I’m a huge pumpkin-flavor advocate and if you’re a frequent visitor to The Avant-Garden, then you probably have already read my recipe-post on how to make your very own Pumpkin Spice Coffee. Call me a Basic Betch, but there is nothing “basic” about creating a Paleo-friendly pumpkin pie recipe from scratch.
An otherwise traditional pumpkin pie recipe, this recipe offers an even greater depth of flavor from the buttery piecrust combined with the slight bite of autumn spices and molasses-rich pumpkin-filling. I usually don’t brag, but after I made this pumpkin pie recipe I was pleasantly blown away at how well it came out, considering this recipe is grain-free, dairy-free, and refined sugar-free! You’ll be creating a cookie-like press-in crust using ground pecans, fresh organic dates, grass-fed butter and coconut flour for your pumpkin pie crust, then combining a mix of spices and molasses into your pumpkin filling. Coconut flour and pecans are both an excellent source of fiber and saturated fats. In addition this pumpkin pie recipe is also free of “natural” sweeteners and other harmful additives that you may normally find in conventional sugar substitutes. Using fresh dates serves as an incredible replacement for refined sugary as well as raw honey, Stevia or other fruits for dessert-recipes.
On a final note, I always want my readers to know that using organic ingredients for any Avant-Garden recipe is a personal preference. Shopping organic is more expensive than shopping for conventional ingredients, but think of buying organic as an investment in your health. Not to mention when you bake with organic ingredients the end results are unbelievable. Simply put, real ingredients make for better tasting meals.

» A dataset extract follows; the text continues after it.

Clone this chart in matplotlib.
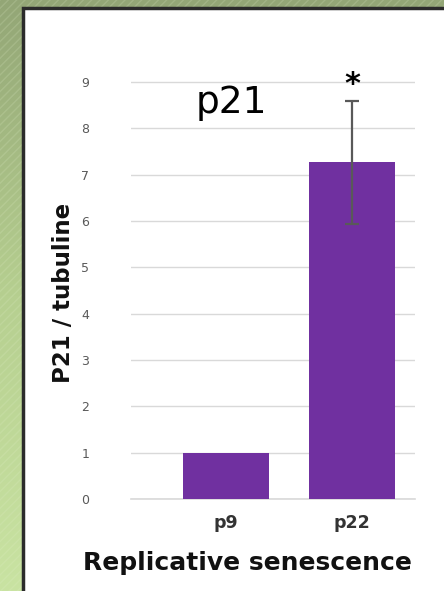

Prep Time: 10-15 Minutes || Cook Time: 45 Minutes || Total Time: 1 Hour
- 1 cup whole pecans, ground
- 20-30 whole pecans, set aside for garnishing
- 10-12 dates, pitted and cut
- 1/2 cup coconut flour
- 1/4 teaspoon baking soda
- 3 Tablespoons grass-fed butter, melted
- 2 pasture-raised eggs, lightly beaten
- 1 Tablespoon organic molasses
- 1 can organic pumpkin puree
- 2-4 drops organic liquid Stevia
- 1/4 cup organic coconut milk
- 1 Tablespoon ground cinnamon
- 1 Tablespoon ground nutmeg
- 1/2 teaspoon ground clove
- 1 teaspoon ground ginger
- 1/4 teaspoon ground cardamom
- 1/4 teaspoon sea salt
- 9 inch pie dish
- 2 large mixing bowls
- chef’s knife
- wire whisk
- wooden spatula
Preparing Your Pie Crust:
Position a rack in the lower third of an oven. Place a cookie sheet on the rack. Preheat to 400°F
Pour 1 cup of whole pecans in a food processor and process until they are finely ground. If you don’t have a food processor you can always use a coffee grinder. One thought to keep in mind is the coffee grinder can only hold so many whole pecans, you’ll most likely have to repeat this step several times.
Sift the coconut flour before mixing any of the piecrust ingredients together. This method will help to break down any lumps in the flour.
Over low heat, melt 3 tablespoons of grass-fed butter. Once the butter has completely melted, quickly remove from heat.
Pour the ground pecans into one of the mixing bowls, add 1/2 cup of coconut flour, and the chopped dates. Slowly pour the melted butter over the dry ingredients. Using a wooden spatula, work the dry ingredients into the butter until the dough comes together in large clumps.
Gently press into the piecrust mixture using the palm of your hand and covering the entire bottom and sides of the pie dish. Set aside.
Preparing Your Pumpkin Filling:
In a large mixing bowl, use a wire whisk to lightly beat the eggs. Then pour in the pumpkin puree, coconut milk, molasses, ground cinnamon, nutmeg, clove, ginger, and cardamon. Stir until the mixture is well combined. Add 2-4 drops of liquid Stevia and stir for one additional minute.
Preparing Your Pumpkin Pie:
Pour the pumpkin pie mixture into the prepared pie dish and smooth the top.
Garnish the edge and center of the pie with any leftover whole pieces of pecans. This will add a simplistic, yet decorative finish to your pumpkin pie.
Bake until the pie filling and crust has turned to a dark shade of golden brown, about 45 minutes. Insert a thin skewer into the center of the pie to make sure the entire pie has fully cooked.
Transfer the pie to a wire rack, let cool and enjoy!